[Stored entries]

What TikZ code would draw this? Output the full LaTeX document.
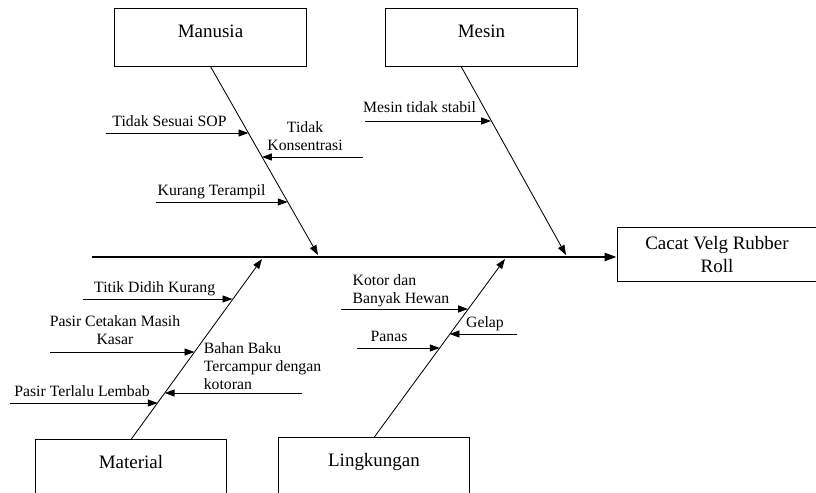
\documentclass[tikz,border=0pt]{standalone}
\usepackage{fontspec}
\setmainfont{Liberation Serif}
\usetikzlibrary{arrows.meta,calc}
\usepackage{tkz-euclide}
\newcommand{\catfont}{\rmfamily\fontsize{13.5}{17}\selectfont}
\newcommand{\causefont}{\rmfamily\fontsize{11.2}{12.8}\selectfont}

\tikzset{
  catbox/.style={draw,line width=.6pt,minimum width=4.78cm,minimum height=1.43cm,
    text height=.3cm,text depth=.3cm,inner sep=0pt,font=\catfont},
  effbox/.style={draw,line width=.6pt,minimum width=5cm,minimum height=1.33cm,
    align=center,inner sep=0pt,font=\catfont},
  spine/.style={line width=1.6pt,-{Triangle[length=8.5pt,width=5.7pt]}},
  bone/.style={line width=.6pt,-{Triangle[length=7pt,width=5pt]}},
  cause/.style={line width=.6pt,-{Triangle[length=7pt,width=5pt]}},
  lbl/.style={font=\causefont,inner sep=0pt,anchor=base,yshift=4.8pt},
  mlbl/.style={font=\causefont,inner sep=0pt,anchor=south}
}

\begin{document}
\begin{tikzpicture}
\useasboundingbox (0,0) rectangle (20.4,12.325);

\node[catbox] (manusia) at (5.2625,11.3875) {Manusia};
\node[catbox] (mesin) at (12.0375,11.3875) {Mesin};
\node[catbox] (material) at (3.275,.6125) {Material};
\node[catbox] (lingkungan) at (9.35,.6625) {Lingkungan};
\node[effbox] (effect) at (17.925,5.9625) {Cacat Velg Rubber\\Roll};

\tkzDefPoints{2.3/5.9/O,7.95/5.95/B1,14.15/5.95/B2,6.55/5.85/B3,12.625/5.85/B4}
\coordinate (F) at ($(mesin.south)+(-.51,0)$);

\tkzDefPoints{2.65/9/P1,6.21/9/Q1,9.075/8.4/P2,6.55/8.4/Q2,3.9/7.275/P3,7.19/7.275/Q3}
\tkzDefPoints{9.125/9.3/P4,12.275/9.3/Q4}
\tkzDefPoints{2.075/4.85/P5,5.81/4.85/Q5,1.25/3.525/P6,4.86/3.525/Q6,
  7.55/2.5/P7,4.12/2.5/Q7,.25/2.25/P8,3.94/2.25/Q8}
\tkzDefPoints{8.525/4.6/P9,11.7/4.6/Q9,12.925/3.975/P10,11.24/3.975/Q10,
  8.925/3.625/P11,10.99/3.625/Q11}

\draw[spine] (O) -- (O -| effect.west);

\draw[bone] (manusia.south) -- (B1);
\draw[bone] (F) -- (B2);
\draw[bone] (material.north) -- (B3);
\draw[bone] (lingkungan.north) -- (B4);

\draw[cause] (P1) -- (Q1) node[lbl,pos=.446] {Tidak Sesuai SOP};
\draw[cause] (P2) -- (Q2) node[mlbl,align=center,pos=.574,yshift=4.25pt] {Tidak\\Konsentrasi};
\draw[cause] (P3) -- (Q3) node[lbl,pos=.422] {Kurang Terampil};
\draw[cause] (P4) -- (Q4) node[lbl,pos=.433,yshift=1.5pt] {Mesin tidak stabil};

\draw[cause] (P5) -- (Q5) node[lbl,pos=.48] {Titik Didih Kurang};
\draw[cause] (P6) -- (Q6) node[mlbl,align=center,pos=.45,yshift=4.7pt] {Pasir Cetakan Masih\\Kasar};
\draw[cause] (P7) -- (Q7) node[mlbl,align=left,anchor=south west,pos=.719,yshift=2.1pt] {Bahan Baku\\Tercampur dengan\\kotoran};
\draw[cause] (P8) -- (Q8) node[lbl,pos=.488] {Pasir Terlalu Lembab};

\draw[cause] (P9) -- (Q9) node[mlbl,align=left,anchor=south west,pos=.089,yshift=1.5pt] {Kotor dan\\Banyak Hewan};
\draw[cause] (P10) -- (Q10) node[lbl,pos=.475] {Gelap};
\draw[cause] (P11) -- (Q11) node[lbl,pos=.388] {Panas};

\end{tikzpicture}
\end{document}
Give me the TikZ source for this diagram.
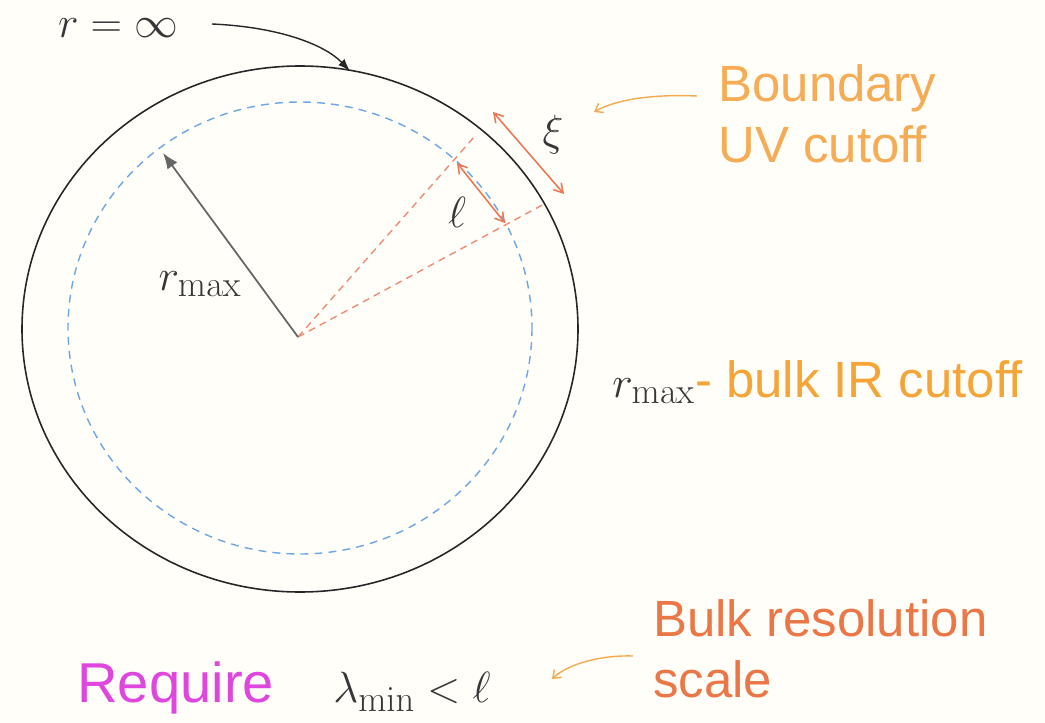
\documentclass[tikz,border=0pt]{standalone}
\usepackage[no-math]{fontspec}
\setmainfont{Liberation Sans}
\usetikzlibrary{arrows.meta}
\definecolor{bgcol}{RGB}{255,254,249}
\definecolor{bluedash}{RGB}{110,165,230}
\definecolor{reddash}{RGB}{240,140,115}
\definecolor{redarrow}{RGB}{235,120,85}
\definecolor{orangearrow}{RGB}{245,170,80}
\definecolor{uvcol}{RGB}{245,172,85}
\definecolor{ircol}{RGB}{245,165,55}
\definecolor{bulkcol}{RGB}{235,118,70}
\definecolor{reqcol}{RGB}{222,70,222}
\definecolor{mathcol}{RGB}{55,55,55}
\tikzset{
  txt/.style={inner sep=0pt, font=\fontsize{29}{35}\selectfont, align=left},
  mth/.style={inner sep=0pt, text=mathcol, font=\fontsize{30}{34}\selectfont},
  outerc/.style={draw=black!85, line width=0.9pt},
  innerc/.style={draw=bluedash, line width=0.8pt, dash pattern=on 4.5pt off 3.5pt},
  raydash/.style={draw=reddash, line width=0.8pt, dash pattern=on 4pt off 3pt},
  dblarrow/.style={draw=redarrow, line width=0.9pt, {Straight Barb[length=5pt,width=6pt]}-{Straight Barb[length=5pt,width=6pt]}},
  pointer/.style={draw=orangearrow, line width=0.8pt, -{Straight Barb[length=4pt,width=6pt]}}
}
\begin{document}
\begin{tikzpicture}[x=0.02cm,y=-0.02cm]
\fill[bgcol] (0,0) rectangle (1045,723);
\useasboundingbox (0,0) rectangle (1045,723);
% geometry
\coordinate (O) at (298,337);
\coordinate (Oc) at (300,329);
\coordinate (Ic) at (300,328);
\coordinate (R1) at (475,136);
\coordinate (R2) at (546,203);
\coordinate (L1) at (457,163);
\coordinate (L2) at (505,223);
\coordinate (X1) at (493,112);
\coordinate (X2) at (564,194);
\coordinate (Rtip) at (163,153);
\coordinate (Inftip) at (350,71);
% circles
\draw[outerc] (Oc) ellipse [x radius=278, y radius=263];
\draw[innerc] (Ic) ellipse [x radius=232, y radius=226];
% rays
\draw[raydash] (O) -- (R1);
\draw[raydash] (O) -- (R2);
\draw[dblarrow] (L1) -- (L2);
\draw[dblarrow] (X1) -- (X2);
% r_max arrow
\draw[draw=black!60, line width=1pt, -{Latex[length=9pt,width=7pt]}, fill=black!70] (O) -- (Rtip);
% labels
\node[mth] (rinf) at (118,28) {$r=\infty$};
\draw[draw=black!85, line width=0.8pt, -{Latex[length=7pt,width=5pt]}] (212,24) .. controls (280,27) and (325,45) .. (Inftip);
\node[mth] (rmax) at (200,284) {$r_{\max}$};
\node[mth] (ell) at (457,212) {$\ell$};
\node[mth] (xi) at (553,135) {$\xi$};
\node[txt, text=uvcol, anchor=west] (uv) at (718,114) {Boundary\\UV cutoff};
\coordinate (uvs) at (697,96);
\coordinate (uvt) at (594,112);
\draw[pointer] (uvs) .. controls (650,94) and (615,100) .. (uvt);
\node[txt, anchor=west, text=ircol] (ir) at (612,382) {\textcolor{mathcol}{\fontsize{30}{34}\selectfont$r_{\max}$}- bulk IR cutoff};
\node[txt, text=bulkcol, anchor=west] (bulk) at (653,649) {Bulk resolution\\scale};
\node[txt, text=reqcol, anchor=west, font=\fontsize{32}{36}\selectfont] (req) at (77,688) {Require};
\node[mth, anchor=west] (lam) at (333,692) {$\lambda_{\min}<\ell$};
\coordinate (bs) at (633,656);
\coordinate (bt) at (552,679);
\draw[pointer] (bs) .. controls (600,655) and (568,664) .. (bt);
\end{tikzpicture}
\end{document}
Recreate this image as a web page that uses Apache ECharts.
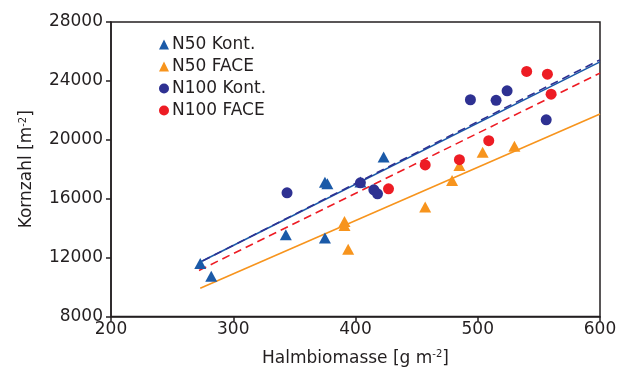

• _Written task_: Copy each line in the data that holds the word "this".

• _Response_:
What TikZ code would draw this? Output the full LaTeX document.
Give me the TikZ source for this diagram.
Recreate this image as a web page that uses Apache ECharts.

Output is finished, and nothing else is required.